How to Create Engaging Next Generation Storylines
Students often come to us having the ability to read, albeit not at the same level. However, reading within the curriculum is different than reading a graphic novel or another piece of fictional work. Reading non-fiction can often times elicit groans and complaining about the nature of the text. However, students need to be engaged in a productive struggle to read these complex texts within the science curriculum to improve their content literacy. Thusly, the reading and engagement with complex texts should improve their ability to engage in group discourse and writing in the content area.
Mentally engaged
Motivated to read and to learn
Persistent in the face of challenge
Socially active around reading tasks
Strategic in monitoring the interactive processes that assist comprehension:
Setting goals that shape their reading processes
Monitoring their emerging understanding of texts
Reasoning with texts in valued and discipline-specific ways
Coordinating a variety of comprehension strategies to control the reading process
(Schoenbach, R., Greenleaf, C., & Murphy, L. (2012). )
A holistic approach must be used when teaching reading in science. Because this is often more difficult for students, they need to understand that there are others in the same boat as they are: lost and confused when it comes to reading technical information. A lot of metacognition is incorporated into teaching how to read within the content area. This is known as the metacognitive conversation. Students are thinking about what they think while or after they read.
The four areas of reading focus on the metacognitive conversation:
Social Dimension
Personal Dimension
Cognitive Dimension
Knowledge-Building Dimension
(Schoenbach, R., Greenleaf, C., & Murphy, L. (2012). )
See attached diagram for details about each of the areas.
The following reading lesson plans include one or more of these dimensions to the development of the technical reader.
Social Dimension Strategies:
Students' Norms - Students create a list of norms in a Think-Pair-Share that helps facilitate their learning. As a class, the norms are condensed into an agreed upon list by the class.

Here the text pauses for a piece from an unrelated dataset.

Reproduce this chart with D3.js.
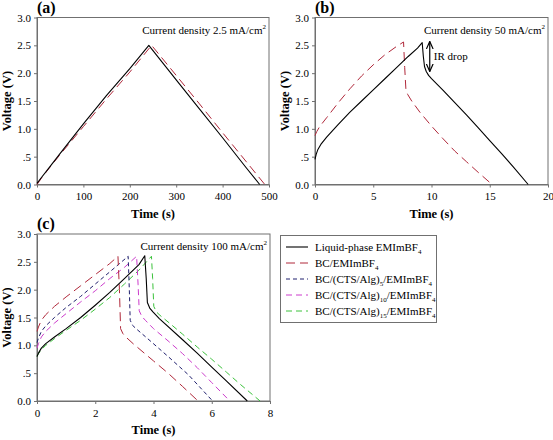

Teacher's Norms - Similar to building the class norms, students create a reasonable norm list for the teacher to help facilitate learning. As a class, the norms are condensed into an agreed upon list by the class and teacher.
Close reading strategies:
Science in the News (SIN) - See Science in the News Page
Summarizing strategies:
The 25 word summary - Students must create a summary of a reading that is exactly 25 words (no more, no less). Students must choose words carefully. The may not repeat words or use synonyms to fulfill the word number requirement (ex: the very, very large and enormous cow).

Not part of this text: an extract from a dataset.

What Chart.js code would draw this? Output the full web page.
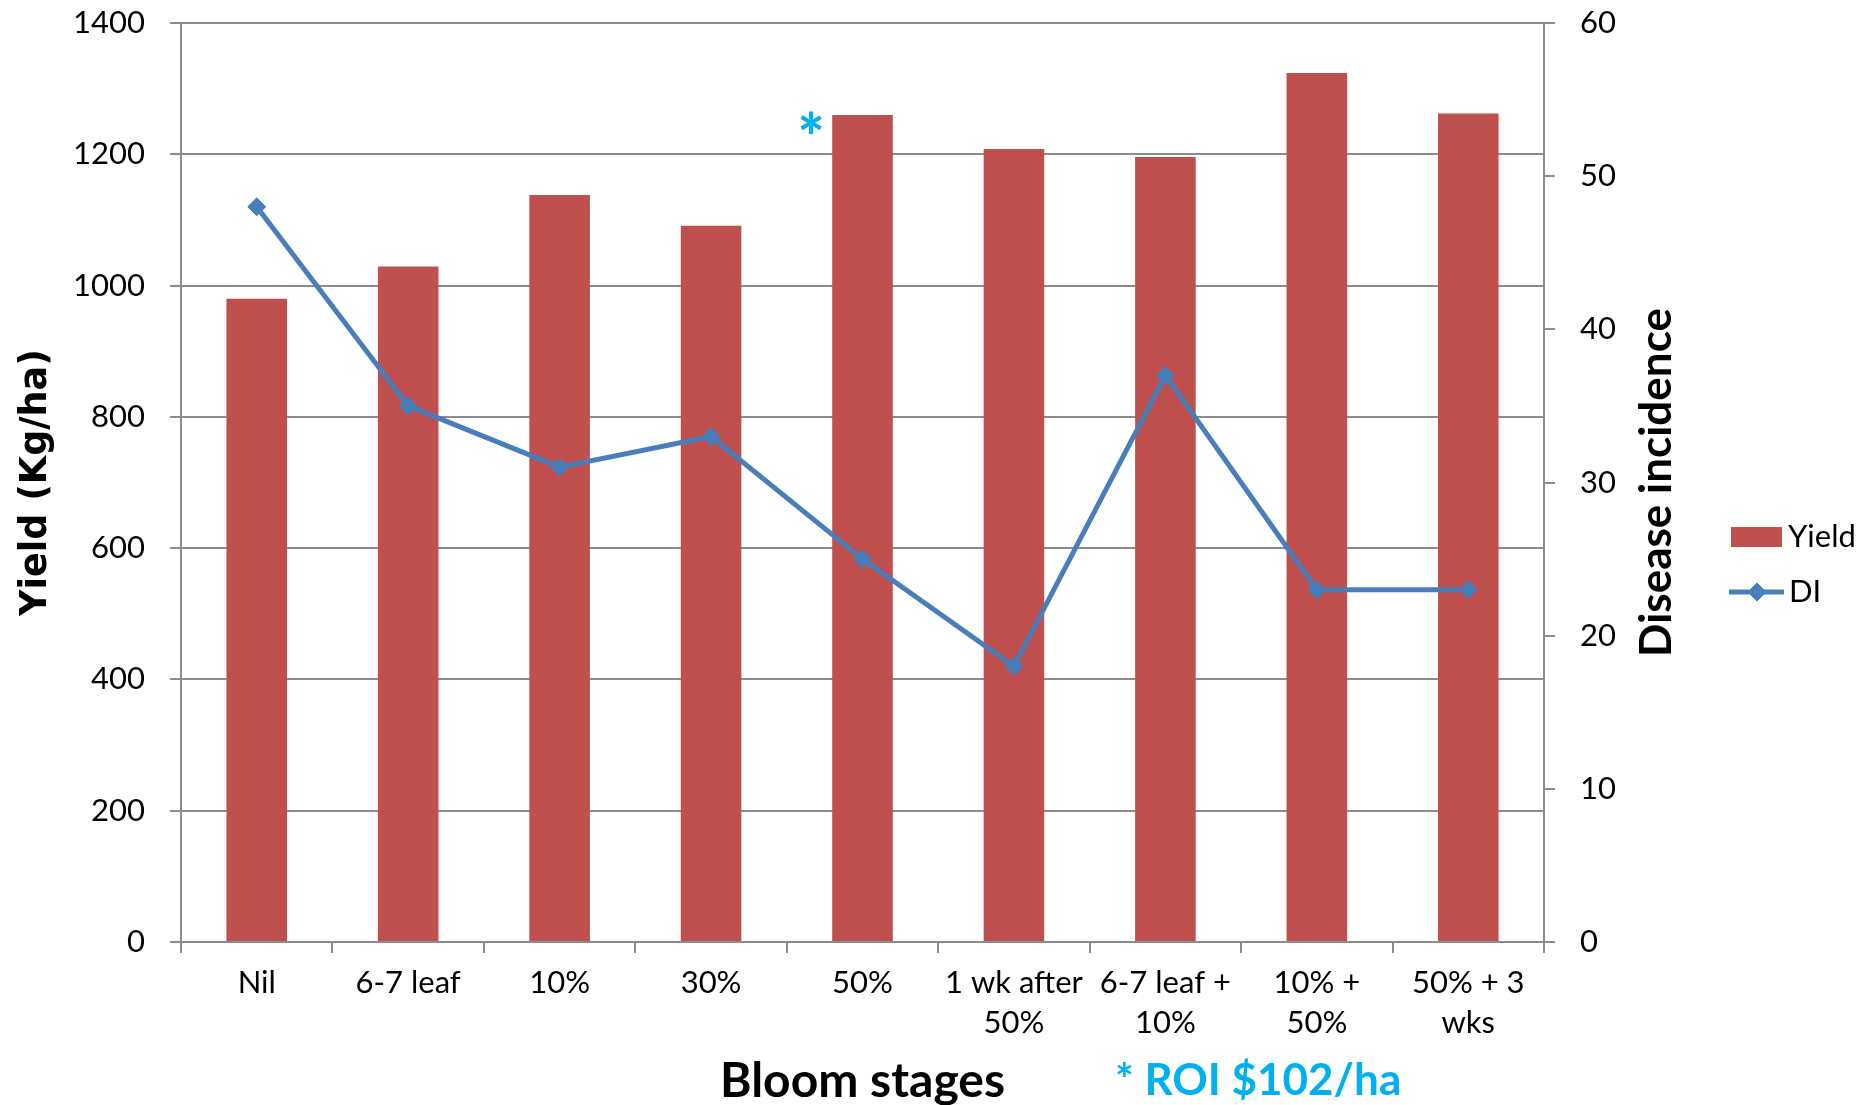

Building on Schema and Knowledge:
Cartoon Schema - Students are given a cartoon (political or not) with no (or few) words or captions. Students are given prompts to discuss with a partner like:
What do you think the cartoon means?
Why did the artist create the cartoon?
What evidence or clues did you use?
Metacognitive reading strategies:
SSR
Students use reading time to read science fiction or fact.
Use SSR log
Schoenbach, R., Greenleaf, C., & Murphy, L. (2012). Reading for understanding: how reading apprenticeship improves disciplinary learning in secondary and college classrooms. San Francisco: Jossey-Bass, a Wiley imprint.